── MATERIAL FOR THIS EXERCISE ──
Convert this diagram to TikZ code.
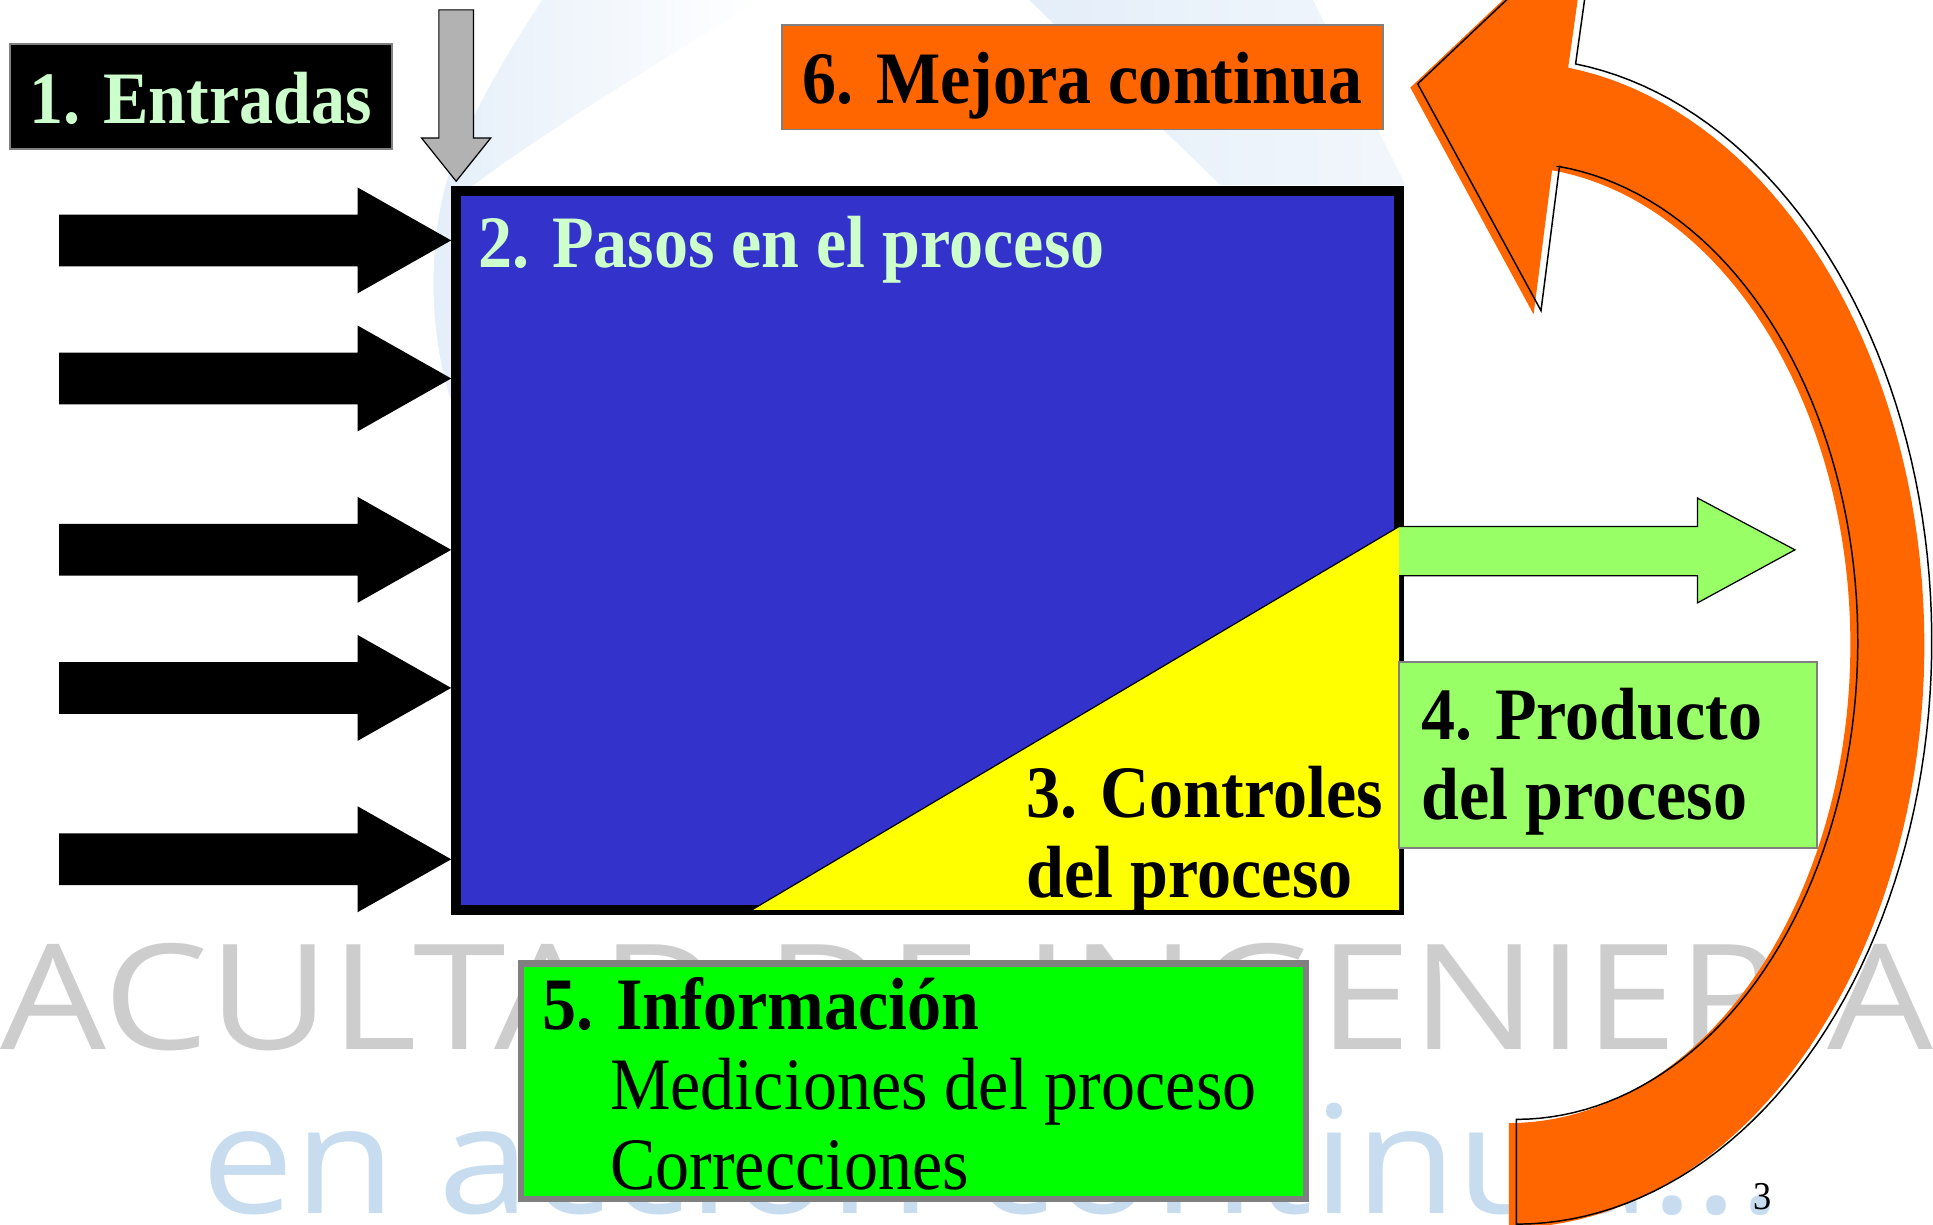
\documentclass[tikz,border=0pt]{standalone}
\usepackage{fontspec}
\setmainfont{Liberation Serif}[FakeStretch=0.92]
\newfontfamily\wmfont{Open Sans}[FakeStretch=1.14]
\newfontfamily\wmfontb{Open Sans}[FakeStretch=1.10]
\usetikzlibrary{calc}
\definecolor{pblue}{HTML}{3333CC}
\definecolor{ltgreen}{HTML}{CCFFCC}
\definecolor{orng}{HTML}{FF6600}
\definecolor{pgreen}{HTML}{99FF66}
\definecolor{igreen}{HTML}{00FF00}
\definecolor{ylw}{HTML}{FFFF00}
\definecolor{garrow}{HTML}{B2B2B2}
\definecolor{bgray}{HTML}{808080}
\definecolor{wmgray}{HTML}{CDCDCD}
\definecolor{wmblue}{HTML}{C8DCF0}
\definecolor{logoblue}{HTML}{E4EEF9}
\begin{document}
\begin{tikzpicture}[x=0.5pt,y=-0.5pt,
  hfont/.style={font=\fontsize{30}{32.5}\selectfont\bfseries},
  nfont/.style={font=\fontsize{30}{32.5}\selectfont},
  txt/.style={inner sep=0pt, outer sep=0pt, anchor=base west, align=left},
  labelbox/.style={inner sep=0pt, outer sep=0pt, draw=bgray, line width=0.75pt, text height=21.5pt, text depth=0pt},
  plainbox/.style={inner sep=0pt, outer sep=0pt},
  thinline/.style={draw=black, line width=0.5pt}
]
\useasboundingbox (0,0) rectangle (1568,993);
\fill[white] (0,0) rectangle (1568,993);

% faint background logo
\shade[left color=logoblue, right color=white] (440,0) -- (615,0) .. controls (520,60) and (420,120) .. (372,160) -- (372,340) .. controls (345,280) and (345,180) .. (372,120) .. controls (395,70) and (420,30) .. (440,0) -- cycle;
\shade[left color=logoblue, right color=white!50!logoblue] (835,0) -- (1065,0) -- (1140,150) -- (990,150) -- cycle;

% watermark
\node[inner sep=0pt, anchor=base west, text=wmgray, font=\wmfont\fontsize{59.5}{59.5}\selectfont] (wma) at (0,851) {ACULTAD DE INGENIERIA};
\node[inner sep=0pt, anchor=base west, text=wmblue, font=\wmfontb\fontsize{61}{61}\selectfont] (wmb) at (163,984) {en acción continua...};

% process box
\node[plainbox, draw=black, line width=4pt, fill=pblue, minimum width=382.5pt, minimum height=291.5pt] (proc) at (752.5,446.5) {};

% yellow control triangle
\coordinate (apex) at (1135,427);
\coordinate (tri) at (610,738);
\fill[ylw] (tri) -- (apex) -- (proc.south east) -- cycle;
\draw[thinline] (tri) -- (apex);

% inputs
\foreach \yc [count=\i] in {195,307,446,558,697} {
  \coordinate (in\i) at (366,\yc);
  \fill[black] ({48},{\yc-21}) -- ({290},{\yc-21}) -- ({290},{\yc-43}) -- (in\i) -- ({290},{\yc+43}) -- ({290},{\yc+21}) -- ({48},{\yc+21}) -- cycle;
}

% grey arrow into the box
\coordinate (gtip) at (370,147);
\draw[thinline, fill=garrow] (356,8) -- (384,8) -- (384,112) -- (398,112) -- (gtip) -- (342,112) -- (356,112) -- cycle;

% labels
\node[labelbox, fill=black, text=ltgreen, hfont, minimum width=155pt, minimum height=42.5pt] (entr) at (163,78.5) {1. Entradas};
\node[labelbox, fill=orng, text=black, hfont, minimum width=244pt, minimum height=42.5pt] (mej) at (878,62.5) {6. Mejora continua};
\node[txt, hfont, text=ltgreen] (pasos) at (388,217) {2. Pasos en el proceso};
\node[txt, hfont] (ctrl) at (833,728) {3. Controles\\del proceso};

% output arrow
\coordinate (ostart) at (1135,427);
\coordinate (otip) at (1456,446);
\draw[thinline, fill=pgreen] (ostart) -- (1377,427) -- (1377,404) -- (otip) -- (1377,489) -- (1377,467) -- (1135,467);

% product box
\node[plainbox, draw=bgray, line width=0.75pt, fill=pgreen, minimum width=169.5pt, minimum height=75.5pt] (prod) at (1304.5,612.5) {};
\node[txt, hfont] (prodt) at (1153,665) {4. Producto\\del proceso};

% information box
\node[plainbox, draw=bgray, line width=2.5pt, fill=igreen, minimum width=318.5pt, minimum height=95.5pt] (info) at (741,877) {};
\node[txt, nfont] (infot) at (440,965) {\textbf{5. Información}\\\hspace*{27.5pt}Mediciones del proceso\\\hspace*{27.5pt}Correcciones};

% improvement loop arrow
\def\looppath{plot[domain=90:-81.8, samples=90] ({1230+337*cos(\x)}, {520+473*sin(\x)})
  -- (1295,-69) -- (1150,68) -- (1250,252) -- (1265,135)
  -- plot[domain=-82.8:90, samples=90] ({1230+277*cos(\x)}, {520+388*sin(\x)}) -- cycle}
\fill[orng, shift={(-6,3)}] \looppath;
\draw[thinline, line width=0.6pt] \looppath;

% page number
\node[txt, font=\fontsize{16}{16}\selectfont] (pg) at (1422,981) {3};
\end{tikzpicture}
\end{document}
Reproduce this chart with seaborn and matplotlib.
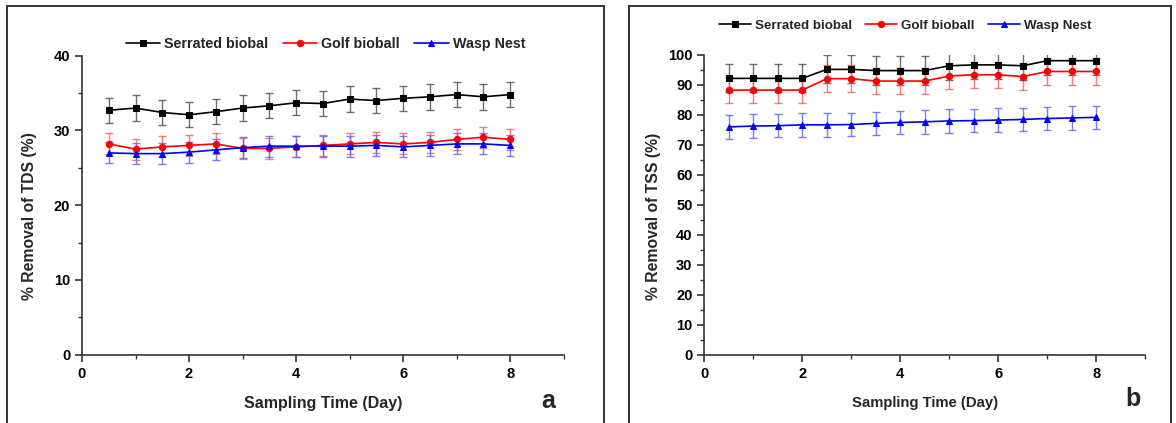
───
** REQUEST **
Print the whole listing above once more, word for word, without its pictures.

** REPLY TO THE TASK **
Convert this diagram to TikZ code.
\documentclass[tikz,border=0pt]{standalone}
\usepackage{fontspec}
\setmainfont{Liberation Serif}[FakeStretch=0.92]
\newfontfamily\wmfont{Open Sans}[FakeStretch=1.14]
\newfontfamily\wmfontb{Open Sans}[FakeStretch=1.10]
\usetikzlibrary{calc}
\definecolor{pblue}{HTML}{3333CC}
\definecolor{ltgreen}{HTML}{CCFFCC}
\definecolor{orng}{HTML}{FF6600}
\definecolor{pgreen}{HTML}{99FF66}
\definecolor{igreen}{HTML}{00FF00}
\definecolor{ylw}{HTML}{FFFF00}
\definecolor{garrow}{HTML}{B2B2B2}
\definecolor{bgray}{HTML}{808080}
\definecolor{wmgray}{HTML}{CDCDCD}
\definecolor{wmblue}{HTML}{C8DCF0}
\definecolor{logoblue}{HTML}{E4EEF9}
\begin{document}
\begin{tikzpicture}[x=0.5pt,y=-0.5pt,
  hfont/.style={font=\fontsize{30}{32.5}\selectfont\bfseries},
  nfont/.style={font=\fontsize{30}{32.5}\selectfont},
  txt/.style={inner sep=0pt, outer sep=0pt, anchor=base west, align=left},
  labelbox/.style={inner sep=0pt, outer sep=0pt, draw=bgray, line width=0.75pt, text height=21.5pt, text depth=0pt},
  plainbox/.style={inner sep=0pt, outer sep=0pt},
  thinline/.style={draw=black, line width=0.5pt}
]
\useasboundingbox (0,0) rectangle (1568,993);
\fill[white] (0,0) rectangle (1568,993);

% faint background logo
\shade[left color=logoblue, right color=white] (440,0) -- (615,0) .. controls (520,60) and (420,120) .. (372,160) -- (372,340) .. controls (345,280) and (345,180) .. (372,120) .. controls (395,70) and (420,30) .. (440,0) -- cycle;
\shade[left color=logoblue, right color=white!50!logoblue] (835,0) -- (1065,0) -- (1140,150) -- (990,150) -- cycle;

% watermark
\node[inner sep=0pt, anchor=base west, text=wmgray, font=\wmfont\fontsize{59.5}{59.5}\selectfont] (wma) at (0,851) {ACULTAD DE INGENIERIA};
\node[inner sep=0pt, anchor=base west, text=wmblue, font=\wmfontb\fontsize{61}{61}\selectfont] (wmb) at (163,984) {en acción continua...};

% process box
\node[plainbox, draw=black, line width=4pt, fill=pblue, minimum width=382.5pt, minimum height=291.5pt] (proc) at (752.5,446.5) {};

% yellow control triangle
\coordinate (apex) at (1135,427);
\coordinate (tri) at (610,738);
\fill[ylw] (tri) -- (apex) -- (proc.south east) -- cycle;
\draw[thinline] (tri) -- (apex);

% inputs
\foreach \yc [count=\i] in {195,307,446,558,697} {
  \coordinate (in\i) at (366,\yc);
  \fill[black] ({48},{\yc-21}) -- ({290},{\yc-21}) -- ({290},{\yc-43}) -- (in\i) -- ({290},{\yc+43}) -- ({290},{\yc+21}) -- ({48},{\yc+21}) -- cycle;
}

% grey arrow into the box
\coordinate (gtip) at (370,147);
\draw[thinline, fill=garrow] (356,8) -- (384,8) -- (384,112) -- (398,112) -- (gtip) -- (342,112) -- (356,112) -- cycle;

% labels
\node[labelbox, fill=black, text=ltgreen, hfont, minimum width=155pt, minimum height=42.5pt] (entr) at (163,78.5) {1. Entradas};
\node[labelbox, fill=orng, text=black, hfont, minimum width=244pt, minimum height=42.5pt] (mej) at (878,62.5) {6. Mejora continua};
\node[txt, hfont, text=ltgreen] (pasos) at (388,217) {2. Pasos en el proceso};
\node[txt, hfont] (ctrl) at (833,728) {3. Controles\\del proceso};

% output arrow
\coordinate (ostart) at (1135,427);
\coordinate (otip) at (1456,446);
\draw[thinline, fill=pgreen] (ostart) -- (1377,427) -- (1377,404) -- (otip) -- (1377,489) -- (1377,467) -- (1135,467);

% product box
\node[plainbox, draw=bgray, line width=0.75pt, fill=pgreen, minimum width=169.5pt, minimum height=75.5pt] (prod) at (1304.5,612.5) {};
\node[txt, hfont] (prodt) at (1153,665) {4. Producto\\del proceso};

% information box
\node[plainbox, draw=bgray, line width=2.5pt, fill=igreen, minimum width=318.5pt, minimum height=95.5pt] (info) at (741,877) {};
\node[txt, nfont] (infot) at (440,965) {\textbf{5. Información}\\\hspace*{27.5pt}Mediciones del proceso\\\hspace*{27.5pt}Correcciones};

% improvement loop arrow
\def\looppath{plot[domain=90:-81.8, samples=90] ({1230+337*cos(\x)}, {520+473*sin(\x)})
  -- (1295,-69) -- (1150,68) -- (1250,252) -- (1265,135)
  -- plot[domain=-82.8:90, samples=90] ({1230+277*cos(\x)}, {520+388*sin(\x)}) -- cycle}
\fill[orng, shift={(-6,3)}] \looppath;
\draw[thinline, line width=0.6pt] \looppath;

% page number
\node[txt, font=\fontsize{16}{16}\selectfont] (pg) at (1422,981) {3};
\end{tikzpicture}
\end{document}
Reproduce this chart with seaborn and matplotlib.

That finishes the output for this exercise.